La scrittrice ricorda che la giornalista ha dato «voce alle figlie e alle nipoti di quelle donne che già allora sapevano quanto la libertà sia universale. Tu capisci che “Donna, vita, libertà”, il nuovo slogan del popolo iraniano contro la teocrazia, non è solo un’affermazione politica, è esistenziale. Ci ricorda che vita senza libertà significa morte. Tu lo sai, e sai che la battaglia per i diritti delle donne in Iran rimbalza in tutto il mondo proprio attraverso il lavoro di donne come te». Perché per Nazar Afisi Sala non è in prigione perché ha fatto qualcosa di sbagliato bensì perché, al contrario, perché ha fatto «coraggiosamente qualcosa di giusto diventando «voce di coloro che sono stati silenziati. Non hai armi, né milizie, né pistole: perché dunque quei tiranni ti considerano tanto pericolosa? Sei pericolosa perché la tua forza sta nel raccontare la verità, smascherare le bugie».

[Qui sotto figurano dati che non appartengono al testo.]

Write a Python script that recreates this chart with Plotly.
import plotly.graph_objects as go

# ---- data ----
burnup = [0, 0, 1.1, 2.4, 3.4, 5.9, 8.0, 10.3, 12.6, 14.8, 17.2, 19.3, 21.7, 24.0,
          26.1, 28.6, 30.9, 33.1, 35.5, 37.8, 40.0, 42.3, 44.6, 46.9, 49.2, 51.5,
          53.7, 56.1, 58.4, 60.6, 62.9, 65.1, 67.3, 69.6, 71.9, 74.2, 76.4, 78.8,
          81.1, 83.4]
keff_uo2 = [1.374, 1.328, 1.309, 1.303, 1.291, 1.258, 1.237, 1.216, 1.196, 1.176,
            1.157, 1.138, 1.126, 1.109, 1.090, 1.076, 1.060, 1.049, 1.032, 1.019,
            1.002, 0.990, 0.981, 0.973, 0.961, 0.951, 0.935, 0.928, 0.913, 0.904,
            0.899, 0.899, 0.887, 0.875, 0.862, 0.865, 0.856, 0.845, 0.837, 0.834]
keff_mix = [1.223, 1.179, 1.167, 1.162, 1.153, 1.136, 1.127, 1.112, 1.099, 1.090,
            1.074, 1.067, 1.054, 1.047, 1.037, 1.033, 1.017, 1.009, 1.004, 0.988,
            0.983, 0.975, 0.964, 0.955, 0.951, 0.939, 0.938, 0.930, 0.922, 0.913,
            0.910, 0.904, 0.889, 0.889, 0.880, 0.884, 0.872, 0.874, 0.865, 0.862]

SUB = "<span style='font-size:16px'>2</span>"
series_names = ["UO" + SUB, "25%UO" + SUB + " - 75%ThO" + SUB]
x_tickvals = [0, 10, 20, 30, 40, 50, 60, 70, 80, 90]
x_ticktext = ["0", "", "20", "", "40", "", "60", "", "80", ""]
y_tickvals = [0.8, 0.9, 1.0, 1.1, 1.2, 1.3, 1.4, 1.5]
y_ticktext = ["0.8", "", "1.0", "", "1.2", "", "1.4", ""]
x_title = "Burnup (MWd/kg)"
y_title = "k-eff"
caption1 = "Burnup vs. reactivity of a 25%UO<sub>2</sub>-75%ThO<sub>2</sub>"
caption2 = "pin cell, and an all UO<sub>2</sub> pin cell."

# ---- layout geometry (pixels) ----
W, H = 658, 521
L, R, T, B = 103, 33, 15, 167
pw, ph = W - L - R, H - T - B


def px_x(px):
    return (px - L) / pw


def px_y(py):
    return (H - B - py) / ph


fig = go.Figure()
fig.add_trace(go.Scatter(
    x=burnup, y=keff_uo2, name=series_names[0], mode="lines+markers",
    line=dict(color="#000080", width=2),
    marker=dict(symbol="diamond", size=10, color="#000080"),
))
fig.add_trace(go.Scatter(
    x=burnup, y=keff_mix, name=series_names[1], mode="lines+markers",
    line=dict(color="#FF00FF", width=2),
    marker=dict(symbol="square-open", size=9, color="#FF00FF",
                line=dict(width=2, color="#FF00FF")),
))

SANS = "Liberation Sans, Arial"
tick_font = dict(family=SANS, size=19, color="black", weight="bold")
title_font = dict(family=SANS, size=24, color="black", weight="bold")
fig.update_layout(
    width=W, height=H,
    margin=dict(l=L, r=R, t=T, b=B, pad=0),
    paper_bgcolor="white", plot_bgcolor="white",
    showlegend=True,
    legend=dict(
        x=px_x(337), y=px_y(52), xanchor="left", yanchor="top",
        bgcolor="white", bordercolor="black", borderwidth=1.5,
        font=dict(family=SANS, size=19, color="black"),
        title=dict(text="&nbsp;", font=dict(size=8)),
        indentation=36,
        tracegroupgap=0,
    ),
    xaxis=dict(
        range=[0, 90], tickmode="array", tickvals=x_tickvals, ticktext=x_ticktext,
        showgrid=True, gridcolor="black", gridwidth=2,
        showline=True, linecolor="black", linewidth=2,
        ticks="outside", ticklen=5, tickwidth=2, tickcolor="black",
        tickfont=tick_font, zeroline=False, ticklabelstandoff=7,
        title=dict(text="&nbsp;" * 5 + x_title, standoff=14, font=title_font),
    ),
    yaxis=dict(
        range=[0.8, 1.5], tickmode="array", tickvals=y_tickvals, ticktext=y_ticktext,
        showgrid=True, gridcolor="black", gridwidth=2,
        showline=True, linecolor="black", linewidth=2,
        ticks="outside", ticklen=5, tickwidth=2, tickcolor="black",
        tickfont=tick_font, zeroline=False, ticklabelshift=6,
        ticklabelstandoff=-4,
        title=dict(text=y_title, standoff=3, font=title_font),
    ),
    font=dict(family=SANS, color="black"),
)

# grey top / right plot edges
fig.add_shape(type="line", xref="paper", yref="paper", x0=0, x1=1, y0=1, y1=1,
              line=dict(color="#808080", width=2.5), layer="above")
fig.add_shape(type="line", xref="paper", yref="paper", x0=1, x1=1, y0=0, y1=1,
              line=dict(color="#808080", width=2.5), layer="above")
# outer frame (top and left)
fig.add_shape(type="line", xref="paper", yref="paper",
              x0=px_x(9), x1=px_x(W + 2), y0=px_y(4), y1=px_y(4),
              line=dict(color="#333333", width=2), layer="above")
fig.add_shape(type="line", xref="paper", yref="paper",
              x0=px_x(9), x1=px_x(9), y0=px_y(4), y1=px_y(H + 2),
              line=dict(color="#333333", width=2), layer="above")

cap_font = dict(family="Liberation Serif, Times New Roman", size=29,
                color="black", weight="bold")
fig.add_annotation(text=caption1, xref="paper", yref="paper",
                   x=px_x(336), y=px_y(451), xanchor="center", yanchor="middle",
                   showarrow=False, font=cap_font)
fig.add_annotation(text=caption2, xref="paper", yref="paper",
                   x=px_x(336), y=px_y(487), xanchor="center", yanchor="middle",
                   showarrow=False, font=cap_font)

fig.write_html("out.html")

«Non sei sola, siamo con te»

E infine: «Il regime vuole che tu ti senta sola, che ti convinca di essere stata dimenticata dal mondo. Non è così. Potresti trovarti in queste ore nel più rigido isolamento, ma sappilo, non sei sola. Quando eri libera hai speso tutto quanto fosse in tuo potere per dare voce a chi non ce l’aveva e per dare speranza dove non era rimasto nulla a cui aggrapparsi. Adesso tocca a noi riempire di parole il tuo silenzio forzato e accendere una luce nel buio più buio. Tu, cara Cecilia Sala, non sei sola. Siamo con te. E ci porti ancora tanta speranza».